W skardze do Strasburga napisał, że wielokrotnie ze strony urzędników otrzymywał sugestie łapówki, jeśli chce w spokoju prowadzić działalność. W dwa miesiące po wydaniu zezwolenia na eksport Urząd Celny w Słubicach cofnął mu je w formie pisma, które nie było decyzją administracyjną. Twierdził, że wydane wcześniej zezwolenie jest niezgodne z porozumieniem na temat przepływu towarów przez granicę zawartym z Niemcami. Celnicy opieczętowali siedzibę spółki, uniemożliwiając jej działalność. R. poskarżył się do GUC. Ten nie odpowiadał. Więc poskarżył się do NSA na bezczynność urzędu.
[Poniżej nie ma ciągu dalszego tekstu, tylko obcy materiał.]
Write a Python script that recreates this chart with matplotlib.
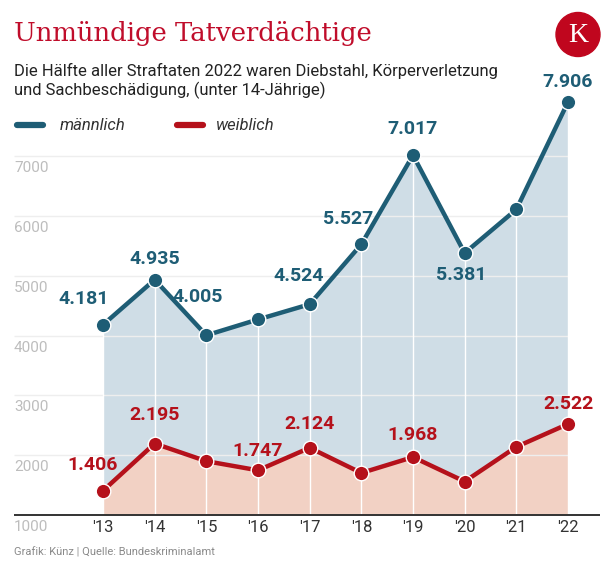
import matplotlib
matplotlib.use("Agg")
import matplotlib.pyplot as plt
from matplotlib.patches import Ellipse
import matplotlib.transforms as mtransforms

# Daten (Tatverdächtige unter 14 Jahren)
years = [2013, 2014, 2015, 2016, 2017, 2018, 2019, 2020, 2021, 2022]
year_labels = ["'13", "'14", "'15", "'16", "'17", "'18", "'19", "'20", "'21", "'22"]
male = [4181, 4935, 4005, 4270, 4524, 5527, 7017, 5381, 6110, 7906]
female = [1406, 2195, 1900, 1747, 2124, 1703, 1968, 1560, 2139, 2522]
y_ticks = [1000, 2000, 3000, 4000, 5000, 6000, 7000]

# welche Punkte beschriftet werden + Versatz in Pixel
male_lab = {2013: (-19, 26), 2014: (0, 21), 2015: (-9, 38), 2017: (-11, 28),
            2018: (-13, 25), 2019: (0, 26), 2020: (-3, -22), 2022: (0, 20)}
female_lab = {2013: (-10, 26), 2014: (0, 29), 2016: (0, 19), 2017: (0, 24),
              2019: (0, 22), 2022: (0, 20)}

c_male = "#1e5d75"
c_male_fill = "#cfdde6"
c_female = "#b5111b"
c_female_fill = "#f2d1c4"
c_title = "#c00d2b"

W, H = 616, 572
fig = plt.figure(figsize=(W / 100, H / 100), dpi=100)

# Achse in Pixeln platzieren
left_px, right_px, base_px, top_px = 14, 600, 515, 80
px_per_unit = 59.8 / 1000
ax = fig.add_axes([left_px / W, (H - base_px) / H,
                   (right_px - left_px) / W, (base_px - top_px) / H])
yr_px = (568 - 103) / 9
ax.set_xlim(2013 - (103 - left_px) / yr_px, 2022 + (right_px - 568) / yr_px)
ax.set_ylim(1000, 1000 + (base_px - top_px) / px_per_unit)
ax.axis("off")

ax.fill_between(years, 1000, male, color=c_male_fill, lw=0, zorder=1)
ax.fill_between(years, 1000, female, color=c_female_fill, lw=0, zorder=1.2)

# Gitterlinien
x0 = ax.get_xlim()[0]
ax.hlines(y_ticks[1:], x0, 2022, colors="#eeeeee", lw=1, zorder=1.5)
ax.vlines(years, 1000, male, colors="white", lw=1, zorder=1.6)
ax.hlines(1000, x0, ax.get_xlim()[1], colors="#333333", lw=1.4, zorder=2, clip_on=False)

ax.plot(years, male, color=c_male, lw=3.2, marker="o", ms=10.5,
        mec="white", mew=1, zorder=4, clip_on=False, solid_capstyle="round")
ax.plot(years, female, color=c_female, lw=3.2, marker="o", ms=10.5,
        mec="white", mew=1, zorder=4, clip_on=False, solid_capstyle="round")

lab_font = dict(family="Roboto", fontweight="bold", fontsize=14, ha="center", va="center")
for yr, v in zip(years, male):
    if yr in male_lab:
        dx, dy = male_lab[yr]
        ax.annotate(f"{v / 1000:.3f}", (yr, v), xytext=(dx, dy),
                    textcoords="offset pixels", color=c_male, zorder=5, **lab_font)
for yr, v in zip(years, female):
    if yr in female_lab:
        dx, dy = female_lab[yr]
        ax.annotate(f"{v / 1000:.3f}", (yr, v), xytext=(dx, dy),
                    textcoords="offset pixels", color=c_female, zorder=5, **lab_font)

# Achsenbeschriftungen
trans_y = mtransforms.blended_transform_factory(ax.transAxes, ax.transData)
off = mtransforms.offset_copy(trans_y, fig=fig, x=0, y=-12, units="dots")
for t in y_ticks:
    ax.text(0, t, str(t), transform=off, ha="left", va="center",
            family="Roboto", fontsize=11, color="#bdbdbd")
off_x = mtransforms.offset_copy(ax.transData, fig=fig, x=0, y=-13, units="dots")
for yr, lab in zip(years, year_labels):
    ax.text(yr, 1000, lab, transform=off_x, ha="center", va="center",
            family="Roboto", fontsize=12, color="#333333")

# Titel, Untertitel, Legende, Quelle
fig.text(14 / W, 1 - 34 / H, "Unmündige Tatverdächtige", family="DejaVu Serif",
         fontsize=18.6, color=c_title, ha="left", va="center")
fig.text(14 / W, 1 - 81 / H,
         "Die Hälfte aller Straftaten 2022 waren Diebstahl, Körperverletzung\n"
         "und Sachbeschädigung, (unter 14-Jährige)",
         family="Roboto", fontsize=12, color="#222222", ha="left", va="center",
         linespacing=1.2)

leg_y = 1 - 125 / H
fig.add_artist(plt.Line2D([17 / W, 43 / W], [leg_y, leg_y], color=c_male, lw=4.5,
                          solid_capstyle="round"))
fig.text(60 / W, leg_y, "männlich", family="Roboto", style="italic", fontsize=12,
         color="#333333", va="center")
fig.add_artist(plt.Line2D([177 / W, 203 / W], [leg_y, leg_y], color=c_female, lw=4.5,
                          solid_capstyle="round"))
fig.text(216 / W, leg_y, "weiblich", family="Roboto", style="italic", fontsize=12,
         color="#333333", va="center")

fig.text(14 / W, 1 - 552 / H, "Grafik: Künz | Quelle: Bundeskriminalamt",
         family="Roboto", fontsize=8, color="#8a8a8a", va="center")

# Logo
fig.add_artist(Ellipse((578 / W, 1 - 34.5 / H), 44 / W, 44 / H, color="#c0061e"))
fig.text(578 / W, 1 - 35 / H, "K", family="Liberation Serif", fontsize=20,
         color="white", ha="center", va="center")

fig.savefig("out.png", dpi=100)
W końcu GUC uchylił decyzję urzędu celnego, bo organy celne Niemiec potwierdziły, że nie mają zastrzeżeń do działalności składu celnego. Ale urząd znalazł nowy kruczek: w międzyczasie zmieniła się funkcja przejścia granicznego w Słubicach i może się na nim odbywać tylko mały ruch graniczny.

W sumie ping-pong między urzędami celnymi a składem R. (trzykrotnie decyzje urzędników uchylał NSA) trwał do marca 2000 r. Ponieważ przez te lata R. nie mógł prowadzić działalności, spółka się rozwiązała.

R. poskarżył się do Strasburga na naruszenie pierwszego protokołu dodatkowego do Europejskiej Konwencji Praw Człowieka, który gwarantuje poszanowanie prawa własności. Argumentował, że przez niezgodne z prawem działania urzędników stracił 11,5 mln euro, biorąc pod uwagę zarówno poniesione nakłady, jak utracone zyski. I zażądał od Polski tej sumy w charakterze zadośćuczynienia.

Trybunał uznał wczoraj, że Polska naruszyła jego prawo własności. Rząd polski nie wykazał, żeby istniały realne wątpliwości co do legalności działań spółki R., a mimo to przez pięć lat organy celne uniemożliwiły jej działalność.

Trybunał dał rządowi pół roku na zawarcie porozumienia ze skarżącym. Jeśli tak się nie stanie, sam ustali wysokość zadośćuczynienia.